By the same token, Google is a gigantic library. But it is poorly organized. Impossible to select the good stuff and junk the garbage. The fact is that there is just too much garbage out there, and this makes web navigation slow, time consuming and often frustrating.

Elite universities making specialized course available on line

That said, we are definitely going towards an era in which high quality information and training will become easily available on line, in a user friendly and easy to assimilate fashion. We are going there. We are beginning to see the first shoots. Major universities, like MIT and Stanford, once the reserved territory of small intellectual elites, are now beginning to offer some of their best courses on line. Think of it: the most prestigious lecturers used to be accessible only to the pre-screened happy few who paid top dollars in order to gain the right to sign up for their courses. Now, at least in principle, millions can follow the same courses on line. And this can be done free of charge or at a nominal cost.

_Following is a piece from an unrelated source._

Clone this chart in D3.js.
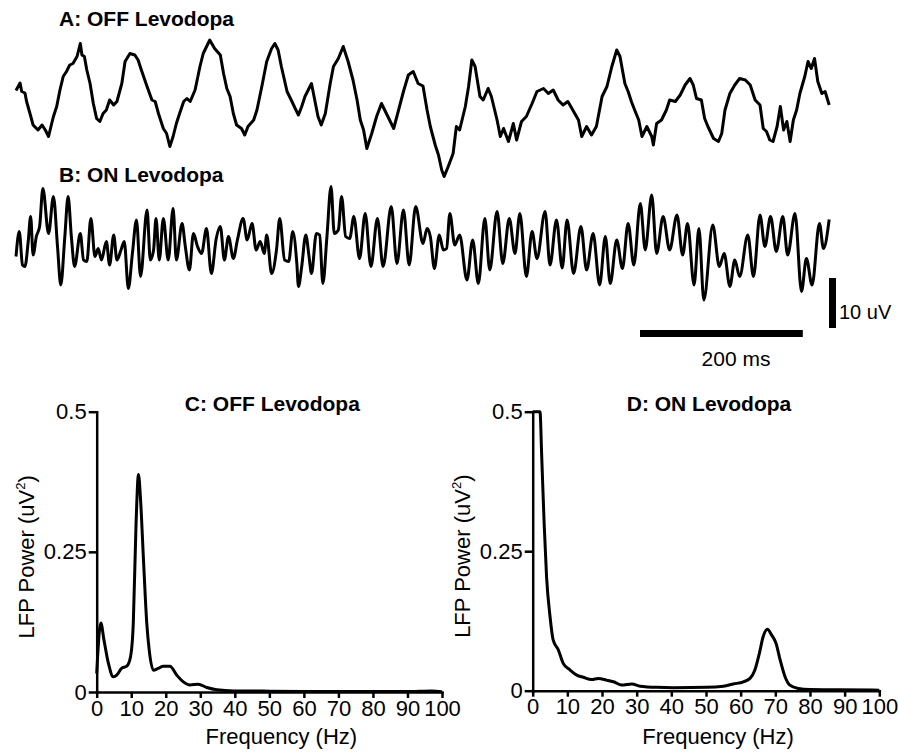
<!DOCTYPE html>
<html>
<head>
<meta charset="utf-8">
<script src="https://cdn.jsdelivr.net/npm/d3@7"></script>
<style>
  body { margin: 0; background: #fff; }
  svg { display: block; font-family: "Liberation Sans", Arial, sans-serif; }
  .axis path, .axis line { stroke: #000; stroke-width: 2.5; }
  .axis text { font-size: 22px; fill: #000; }
</style>
</head>
<body>
<svg id="chart" width="899" height="754"></svg>
<script>
// raw LFP traces, [time ms, uV]
var traceOff = [[0,2.9],[5,4.4],[7,2.7],[11,2.4],[13,0.7],[17,-1.6],[21,-4.0],[27,-5.0],[32,-4.0],[36,-5.0],[40,-6.3],[44,-3.6],[46,-2.3],[50,-0.3],[54,3.0],[58,5.7],[62,6.7],[66,8.0],[70,8.3],[75,9.7],[79,12.3],[81,10.0],[84,9.7],[87,7.0],[91,4.3],[95,0.3],[99,-2.7],[103,-3.3],[107,-1.7],[111,-1.0],[115,1.0],[120,0],[124,0.7],[130,4.3],[134,8.7],[140,10.3],[146,10.0],[150,9.0],[154,7.0],[161,3.7],[167,1.0],[171,0.7],[175,-1.7],[181,-4.7],[185,-5.7],[189,-8.3],[193,-6.3],[197,-3.7],[201,-1.7],[206,0.7],[210,1.3],[214,0.7],[220,3.0],[226,7.7],[230,10.3],[238,13.0],[244,11.3],[251,10.0],[255,6.3],[259,3.3],[263,1.7],[267,-1.7],[271,-4.0],[277,-4.7],[281,-6.0],[285,-4.3],[292,-3.0],[296,-1.0],[302,3.7],[308,8.7],[314,11.3],[318,12.3],[322,11.0],[326,7.7],[333,2.7],[339,0.7],[343,-0.7],[347,-2.0],[351,-0.3],[355,1.7],[359,3.0],[363,4.3],[367,1.0],[371,-2.3],[375,-4.0],[380,-1.7],[386,4.3],[390,7.7],[396,9.3],[402,11.7],[408,8.7],[414,5.0],[419,1.0],[423,-3.0],[427,-5.0],[431,-8.7],[437,-5.7],[443,-2.3],[449,0.3],[455,-1.7],[464,-4.7],[470,-1.0],[476,2.7],[482,6.0],[488,6.7],[494,4.3],[500,3.8],[505,-1.0],[509,-4.3],[515,-8.0],[519,-10.0],[523,-13.0],[526,-14.3],[531,-12.3],[537,-9.7],[541,-4.3],[545,-5.0],[552,-0.3],[556,3.7],[560,9.0],[564,7.7],[570,1.7],[574,1.0],[580,3.3],[584,1.7],[591,-3.0],[595,-6.3],[599,-4.7],[605,-7.3],[611,-3.7],[615,-7.0],[621,-3.3],[627,-2.3],[634,0.3],[640,2.7],[648,3.3],[654,2.3],[660,3.0],[666,1.0],[672,0],[678,0.7],[684,-1.0],[691,-3.0],[695,-6.3],[701,-4.3],[707,-6.0],[713,-4.3],[720,1.7],[726,3.7],[732,7.7],[738,11.0],[742,9.7],[748,4.3],[752,2.7],[756,0.7],[760,-1.0],[765,-3.0],[769,-6.3],[775,-4.3],[781,-6.3],[783,-8.0],[787,-3.7],[793,-3.0],[799,-1.0],[803,1.0],[810,0.7],[816,2.0],[822,4.0],[828,5.3],[832,4.0],[836,1.3],[842,1.0],[846,-2.7],[850,-4.3],[857,-6.7],[863,-7.3],[867,-5.7],[871,-1.0],[877,2.3],[883,4.0],[889,5.3],[896,5.0],[902,4.0],[908,1.0],[914,0],[918,-4.7],[922,-5.3],[926,-7.0],[930,-7.3],[935,-4.3],[939,-0.3],[943,-5.0],[947,-3.3],[951,-7.3],[955,-3.0],[959,-1.0],[963,2.3],[969,5.7],[973,8.7],[977,7.3],[981,9.3],[985,4.7],[990,2.3],[994,2.7],[999,0]];

var traceOn = [[0,-3.3],[4,1.7],[8,-5.0],[11,-5.3],[15,-0.3],[18,4.7],[21,-3.0],[25,0.7],[29,2.7],[33,10.3],[40,1.3],[46,8.7],[51,-1.3],[55,-9.0],[60,0.7],[64,8.7],[68,0.7],[72,-5.3],[79,1.3],[83,-4.0],[87,-4.3],[92,4.3],[97,-3.3],[101,-1.7],[105,-4.0],[111,-0.3],[115,-5.0],[120,1.0],[124,-4.0],[129,-2.0],[133,-0.3],[138,-9.7],[143,-2.7],[148,4.0],[153,-7.3],[161,6.0],[165,-4.0],[169,-2.0],[172,4.3],[176,-4.0],[181,4.3],[187,-4.0],[193,6.3],[197,-4.0],[204,3.3],[208,-1.3],[213,-6.0],[218,1.3],[223,-1.3],[228,-2.7],[234,2.3],[240,-6.7],[246,0.3],[251,2.7],[256,-4.0],[261,0.7],[267,-3.7],[272,0],[279,4.3],[284,0],[290,3.3],[295,-2.0],[300,-0.3],[305,-2.7],[308,1.0],[314,-6.7],[320,-2.0],[324,4.3],[330,-4.0],[335,-4.3],[340,1.7],[345,-4.7],[347,-9.3],[351,-5.3],[356,1.0],[360,-3.3],[363,-6.7],[369,1.3],[373,1.0],[377,-8.7],[382,0.7],[387,10.7],[391,1.3],[396,2.0],[400,8.7],[405,0.7],[410,0.3],[415,4.7],[422,-3.7],[429,5.3],[436,-5.3],[444,4.3],[451,-5.3],[461,6.7],[468,-4.7],[476,6.0],[483,-5.0],[491,6.7],[500,-0.7],[505,2.3],[509,0.7],[514,-5.7],[520,1.0],[525,-2.0],[529,-1.7],[533,5.3],[539,-1.0],[545,1.0],[554,-8.0],[561,0],[568,-8.7],[576,4.3],[582,-6.0],[591,5.7],[598,-4.7],[606,4.3],[613,-2.7],[619,5.3],[627,-7.3],[634,1.7],[640,-3.7],[650,5.7],[656,-5.0],[664,4.0],[671,-5.6],[677,4.0],[685,-6.7],[694,2.7],[701,-6.0],[709,1.3],[717,-9.0],[724,0.7],[730,-8.7],[738,0],[745,-5.7],[752,3.3],[759,-5.0],[767,7.3],[773,-2.0],[781,9.0],[787,-2.7],[795,4.7],[803,-2.0],[812,5.0],[819,-3.0],[825,3.3],[833,-9.0],[839,2.3],[845,-12.0],[856,3.0],[864,-5.3],[870,-2.7],[877,-9.3],[883,-4.0],[889,-7.3],[899,1.0],[906,-7.3],[914,5.0],[920,-1.3],[927,4.7],[934,-2.3],[942,4.7],[948,-3.0],[957,5.3],[965,-10.3],[971,-3.7],[978,-9.0],[987,3.3],[992,-1.7],[999,4.1]];

// power spectra
var offFreq  = [0, 0.8, 1.2, 2.1, 3.4, 4.8, 5.8, 7.2, 8.7, 9.8, 10.6, 11.4, 12.1, 12.7, 13.5, 14.5, 15.2, 16.4, 17.8, 19.3, 21.2, 23.2, 25.1, 27, 29.4, 31.9, 34.8, 39.7, 45, 50, 60, 70, 80, 90, 97, 100];
var offPower = [0.033, 0.11, 0.123, 0.093, 0.051, 0.027, 0.030, 0.042, 0.046, 0.063, 0.123, 0.301, 0.388, 0.343, 0.242, 0.123, 0.075, 0.039, 0.042, 0.046, 0.046, 0.030, 0.018, 0.0125, 0.014, 0.008, 0.004, 0.002, 0.002, 0.0015, 0.001, 0.001, 0.0008, 0.0008, 0.002, 0.0005];
var onFreq  = [0, 1, 2.1, 2.6, 3.3, 4.0, 5.0, 5.9, 7.4, 8.8, 10.8, 12.7, 14.6, 17, 18.9, 21.3, 23.3, 25.7, 28.6, 31, 35.8, 40.6, 50.2, 55, 57.9, 60.8, 62.7, 64.1, 65.4, 66.5, 67.7, 68.9, 70.2, 71.4, 72.8, 74.2, 76.6, 80, 88, 100];
var onPower = [0.5, 0.5, 0.5, 0.42, 0.30, 0.204, 0.133, 0.091, 0.073, 0.049, 0.037, 0.028, 0.024, 0.020, 0.022, 0.019, 0.016, 0.010, 0.012, 0.008, 0.006, 0.0055, 0.006, 0.008, 0.012, 0.016, 0.022, 0.037, 0.067, 0.097, 0.110, 0.100, 0.085, 0.055, 0.025, 0.010, 0.004, 0.002, 0.0015, 0.001];

var powerTicks = [0, 0.25, 0.5];
var freqTicks = d3.range(0, 101, 10);

var svg = d3.select('#chart');

// traces
var xT = d3.scaleLinear().domain([0, 1000]).range([16, 830]);
var yA = d3.scaleLinear().domain([-10, 10]).range([155, 55]);
var yB = d3.scaleLinear().domain([-10, 10]).range([290, 190]);

svg.append('text').attr('x', 59).attr('y', 26)
  .style('font-size', '21px').style('font-weight', 'bold').text('A: OFF Levodopa');
svg.append('text').attr('x', 59).attr('y', 182)
  .style('font-size', '21px').style('font-weight', 'bold').text('B: ON Levodopa');

svg.append('path').datum(traceOff)
  .attr('fill', 'none').attr('stroke', '#000').attr('stroke-width', 3)
  .attr('stroke-linejoin', 'round')
  .attr('d', d3.line().x(function(d) { return xT(d[0]); }).y(function(d) { return yA(d[1]); }));

svg.append('path').datum(traceOn)
  .attr('fill', 'none').attr('stroke', '#000').attr('stroke-width', 3)
  .attr('stroke-linejoin', 'round')
  .attr('d', d3.line().curve(d3.curveMonotoneX)
    .x(function(d) { return xT(d[0]); }).y(function(d) { return yB(d[1]); }));

// scale bars: 10 uV and 200 ms
var barTop = 278;
svg.append('rect').attr('x', 829).attr('y', barTop)
  .attr('width', 7).attr('height', yB(0) - yB(10)).attr('fill', '#000');
svg.append('text').attr('x', 839).attr('y', 319).style('font-size', '20px').text('10 uV');

var barX = 640;
svg.append('rect').attr('x', barX).attr('y', 330)
  .attr('width', xT(200) - xT(0)).attr('height', 7).attr('fill', '#000');
svg.append('text').attr('x', 736).attr('y', 366)
  .attr('text-anchor', 'middle').style('font-size', '21px').text('200 ms');

// spectra
function spectrum(left, right, bottom, top, freq, power, title) {
  var x = d3.scaleLinear().domain([0, 100]).range([left, right]);
  var y = d3.scaleLinear().domain([0, 0.5]).range([bottom, top]);
  var g = svg.append('g');

  g.append('g').attr('class', 'axis')
    .attr('transform', 'translate(0,' + bottom + ')')
    .call(d3.axisBottom(x).tickValues(freqTicks).tickSize(6).tickSizeOuter(0).tickPadding(2));
  g.append('g').attr('class', 'axis')
    .attr('transform', 'translate(' + left + ',0)')
    .call(d3.axisLeft(y).tickValues(powerTicks).tickSize(8).tickSizeOuter(0).tickPadding(2)
      .tickFormat(function(d) { return d === 0 ? '0' : String(d); }));
  g.selectAll('.axis .domain').attr('stroke-linecap', 'square');

  g.append('path').datum(d3.zip(freq, power))
    .attr('fill', 'none').attr('stroke', '#000').attr('stroke-width', 3)
    .attr('stroke-linejoin', 'round')
    .attr('d', d3.line().curve(d3.curveMonotoneX)
      .x(function(d) { return x(d[0]); }).y(function(d) { return y(d[1]); }));

  g.append('text').attr('x', (left + right) / 2 + 3).attr('y', top - 1)
    .attr('text-anchor', 'middle').style('font-size', '21px').style('font-weight', 'bold')
    .text(title);
  g.append('text').attr('x', (left + right) / 2 + 12).attr('y', 744)
    .attr('text-anchor', 'middle').style('font-size', '22px').text('Frequency (Hz)');

  var yl = g.append('text')
    .attr('transform', 'translate(' + (left - 63) + ',' + ((top + bottom) / 2 + 5) + ') rotate(-90)')
    .attr('text-anchor', 'middle').style('font-size', '22px');
  yl.append('tspan').text('LFP Power (uV');
  yl.append('tspan').attr('dy', -9).style('font-size', '13px').text('2');
  yl.append('tspan').attr('dy', 9).text(')');
}

spectrum(96.7, 442, 692, 411.7, offFreq, offPower, 'C: OFF Levodopa');
spectrum(532.7, 879.3, 690.7, 411.7, onFreq, onPower, 'D: ON Levodopa');
</script>
</body>
</html>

Impact of a knowledge revolution?

At some point this will lead to a qualitative knowledge revolution. Instead of having a few super trained individuals, we may have millions. And these millions may start interactive, collaborative networks that will hasten the pace of innovation in all sectors. Impossible to predict what the outcome of more knowledge, more widely disseminated will be.

New public education models

By the same token, Khan Academy, on line tutorials that began almost as a hobby, has now morphed into a serious education tool backed by the Gates Foundation. This may be the precursor to a real public education revolution.

Union driven American public schools are generally wasteful and inefficient. Children are forced to listen to mediocre and often unprepared instructors who know little, earn little and teach even less. Imagine instead on line interactive material, ably presented by really competent and engaging teachers. Imagine that all this becomes available to all. Then we may as well close down the inefficient schools, as they would have become irrelevant. Home schooling, now a small, elite phenomenon, may become dominant, as parents would have a panoply of on line superior, yet easy to use, tools to educate their kids.

In a do it yourself world, end of the modern corporation?

Back to the “do it yourself” manufacturing idea, I recognize that it may be just a distant dream. But, given what is already going on in related fields, including 3 D printing that allows individuals to “make” products on a small scale, it is not inconceivable that even sophisticated technological know how can be democratized and become available to all.

If and when that happens, then it is good bye to all we know about modern, pyramid-like corporations led by brilliant CEOs fighting for more market share. Right now their claim to fame is all about their unique know how. But if all can learn the same stuff, then their niche is gone. What will come next, nobody really knows.